In 1995, Barbara launched www.corcoran.com, one of the first real estate firms online. The leading real estate website in the country, www.corcoran.com generated more than $90 million in sales in 1999. The site provides detailed information about The Corcoran Group, the properties it represents, and each of its agents. The Corcoran Group sells a property a day off the site. This number has grown exponentially since the site's inception four years ago.

Despite the vast size and depth of her business, Barbara remains a hands-on and approachable manager. She consistently chooses the right people and works closely with her staff. She has developed an extensive training program (a rare amenity in the real estate field) to maximize her employees potential and their mastery of the latest technology. The Corcoran Group is, among many other superlatives, one of the most desirable places to work.

Barbara, who calls both Manhattan and upstate New York home, shares her time with her husband Bill, six-year-old son Tommy, and her four stepchildren. In her free time she enjoys skiing and playing golf and tennis.

Barbara Corcoran on Success in Business: Don't Fear Failure

"The worst thing an entrepreneur can do is to look back on the things that they should have done," says Barbara Corcoran, the dynamic chairwoman and founder of The Corcoran Group and the widely acknowledged queen of New York real estate. "To be successful, you have to let go of the 'why nots'."

Corcoran, whose high-end real estate firm is among the city's most profitable, shared her business perspectives with the Lubin community as one of last semester's Entrepreneurs in Residence. During her visit to the New York City campus on December 6, Corcoran lectured to both undergraduate and graduate students. At an evening reception, students also had a chance to talk one on one with her. Corcoran, who has an engaging speaking style, mapped out her life for the students and the seminal events that shaped it.

[Barbara Corcoran]
"When I was growing up, we never knew where the money was coming from," recalled C o rcoran. But despite modest means, the Corcoran family refused to develop a pessimistic attitude. "I learned the benefits of living in the moment and having fun," she added. This outlook on life would later serve as Corcoran's armor when—at twenty-three—she started a real estate business out of her apartment on east 86th Street. Up until that point she had pursued several different ventures, including running her own flower business, but failed at all of them.

"A great entrepreneur has to have a lack of fear and a great deal of common sense," said Corcoran. "I think my youth and inexperience helped me [to persevere], because education and book knowledge can breed fear and uncertainty in people." Like many of today's most talented entrepreneurs (Michael Dell, Bill Gates, Jerry Yang and others), Corcoran said she had "the wonderful advantage" of not knowing too much.

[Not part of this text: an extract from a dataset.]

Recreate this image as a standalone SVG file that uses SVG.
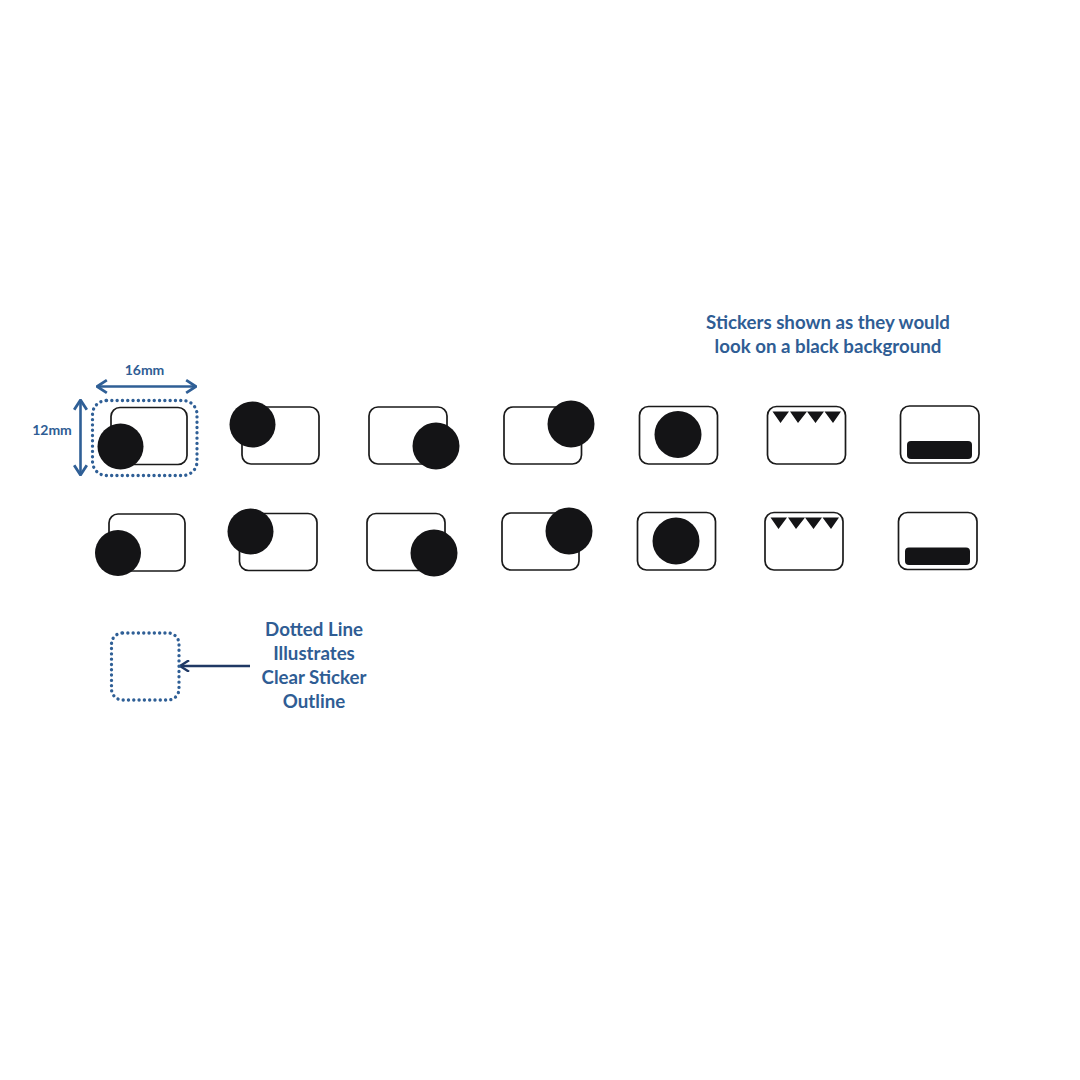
<svg xmlns="http://www.w3.org/2000/svg" width="1080" height="1080" viewBox="0 0 1080 1080">
<style>
.s{fill:#fff;stroke:#1a1a1a;stroke-width:1.7}
.k{fill:#141416}
.d{fill:none;stroke:#2f5f96;stroke-width:3.3;stroke-dasharray:0.1 5.2;stroke-linecap:round}
.a{fill:none;stroke:#2f5f96;stroke-width:2.6}
.n{fill:none;stroke:#1f3864;stroke-width:2.4}
text{font-family:"Lato","Liberation Sans",sans-serif;font-weight:700;fill:#2f5d94;text-anchor:middle}
.t{font-size:18.700px}
.m{font-size:14px}
</style>
<defs>
<marker id="h" viewBox="0 0 10 10" refX="9" refY="5" markerWidth="5.400" markerHeight="5.400" orient="auto-start-reverse"><path d="M2 0.500L9 5L2 9.500" fill="none" stroke="#2f5f96" stroke-width="2"/></marker>
<marker id="h2" viewBox="0 0 10 10" refX="9" refY="5" markerWidth="5.400" markerHeight="5.400" orient="auto"><path d="M2 0.500L9 5L2 9.500" fill="none" stroke="#1f3864" stroke-width="1.800"/></marker>
</defs>
<rect width="1080" height="1080" fill="#fff"/>
<g id="connectors">
<line class="a" x1="97" y1="386.500" x2="196" y2="386.500" marker-start="url(#h)" marker-end="url(#h)"/>
<line class="a" x1="80.500" y1="400" x2="80.500" y2="475" marker-start="url(#h)" marker-end="url(#h)"/>
<line class="n" x1="250" y1="666" x2="180" y2="666" marker-end="url(#h2)"/>
</g>
<g id="dim-labels">
<text class="m" x="144.500" y="375">16mm</text>
<text class="m" x="52" y="435">12mm</text>
</g>
<g id="heading"><text class="t" x="828" y="329">Stickers shown as they would</text><text class="t" x="828" y="353">look on a black background</text></g>
<g id="legend-label"><text class="t" x="314" y="636">Dotted Line</text><text class="t" x="314" y="660">Illustrates</text><text class="t" x="314" y="684">Clear Sticker</text><text class="t" x="314" y="708">Outline</text></g>
<rect id="legend-outline" class="d" x="111.500" y="633" width="67.500" height="67" rx="11"/>
<rect id="dotted-outline" class="d" x="92.500" y="400.500" width="104.500" height="75" rx="14"/>
<g id="r1c1"><rect class="s" x="111" y="407.500" width="76" height="57" rx="9"/><circle class="k" cx="120.500" cy="446.500" r="23"/></g>
<g id="r1c2"><rect class="s" x="242" y="407" width="77" height="57" rx="9"/><circle class="k" cx="252.500" cy="424.500" r="23"/></g>
<g id="r1c3"><rect class="s" x="369" y="407" width="78" height="57" rx="9"/><circle class="k" cx="436" cy="446" r="23.500"/></g>
<g id="r1c4"><rect class="s" x="504" y="407" width="77.500" height="57" rx="9"/><circle class="k" cx="571" cy="424" r="23.500"/></g>
<g id="r1c5"><rect class="s" x="639.500" y="406.500" width="78" height="57.500" rx="9"/><circle class="k" cx="678" cy="434.500" r="23.500"/></g>
<g id="r1c6"><rect class="s" x="767.500" y="406.500" width="78" height="57.500" rx="9"/><path class="k" d="M772.500 411.500H789L780.500 423ZM790 411.500H807L798 423ZM807 411.500H824L815.500 423ZM824.500 411.500H841L833 423Z"/></g>
<g id="r1c7"><rect class="s" x="900.500" y="406" width="78.500" height="57" rx="9"/><rect class="k" x="907" y="441" width="65" height="18" rx="4"/></g>
<g id="r2c1"><rect class="s" x="109" y="514" width="76" height="57" rx="9"/><circle class="k" cx="118" cy="553" r="23"/></g>
<g id="r2c2"><rect class="s" x="239.500" y="513.500" width="77.500" height="57" rx="9"/><circle class="k" cx="250.500" cy="531.500" r="23"/></g>
<g id="r2c3"><rect class="s" x="367" y="513.500" width="78" height="57" rx="9"/><circle class="k" cx="434" cy="553" r="23.500"/></g>
<g id="r2c4"><rect class="s" x="502" y="513" width="77" height="57" rx="9"/><circle class="k" cx="569" cy="531" r="23.500"/></g>
<g id="r2c5"><rect class="s" x="637.500" y="512.500" width="78" height="57.500" rx="9"/><circle class="k" cx="676" cy="541" r="23.500"/></g>
<g id="r2c6"><rect class="s" x="765" y="512.500" width="78" height="57.500" rx="9"/><path class="k" d="M770.500 517.500H787L778.500 529ZM788 517.500H805L796 529ZM805 517.500H822L813.500 529ZM822.500 517.500H839L831 529Z"/></g>
<g id="r2c7"><rect class="s" x="898.500" y="512.500" width="78.500" height="57" rx="9"/><rect class="k" x="905" y="547.500" width="65" height="17.500" rx="4"/></g>
</svg>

In other words, she didn't obsess about the possibility of failure because she didn't know enough to be afraid. Had she been more informed about the 1970s real estate market, Corcoran might never have placed that first $16 ad in The New York Times that started it all. Both the city and its property values had taken a sharp nosedive. But after convincing her landlord to let her find a buyer for one of his vacant apartments, placing an ad in the paper, and making her first commission, Corcoran was hooked on real estate. She borrowed $1,000 from a boyfriend and began working full time from her home. Whatever money was left after the overhead she used to hire additional salespeople.

After years of extremely hard work, ("twelve hours a day, seven days a week," recalled Corcoran) she managed to build up the second largest real estate business in New York. The Corcoran Group is now a ten-office operation with international affiliates and over 450 sales agents. The company generates more than $1.5 billion in annual revenue. In 1995, Corcoran launched Corcoran.com, one of the first on-line real estate ventures. The site, which racked up more than $90 million in sales in 1999, provides information about the company, its properties, and sales agents.

Despite her personal achievements, Corcoran said she never lost sight of the key to success in the real estate industry. "It's all about people—how well you treat them, and how well you read them," said Corcoran. "I have never met a winner in the business who wasn't an expert at handling failure. So I closely observe how salespeople handle rejection and how soon they bounce back up. Based on that, I can tell you whether or not they'll become exceptional salespeople. At the same time I have to have confidence in my salespeople, recognize their abilities, and figure out how one individual person can have the impact of fifty." To that end, Corcoran has developed a comprehensive training program for her employees and encourages them to stay abreast of rapid technological changes.

She said she has also discovered that "hype is the way to go in business. It's not just about selling, but about looking like you're selling and making sure people know that you're big and successful. We grew to fit [the image] that we created for ourselves. But from the outside, people always thought we were a bigger firm than we actually were. Back when we had fifty brokers, it was thought that we had one hundred."

These days Corcoran divides time between the office and the home she shares with her husband and six-year old son. But despite her increasingly complex lifestyle, she retains the upbeat attitude of her youth. "Even now, every time I think I've had a dismal failure, I know somehow that there's a chance that something good will come out of it. And sooner or later, I'll see the light and I'll get another idea. I would tell anyone interested in running a business to keep this in mind. All successes are the results of past failures."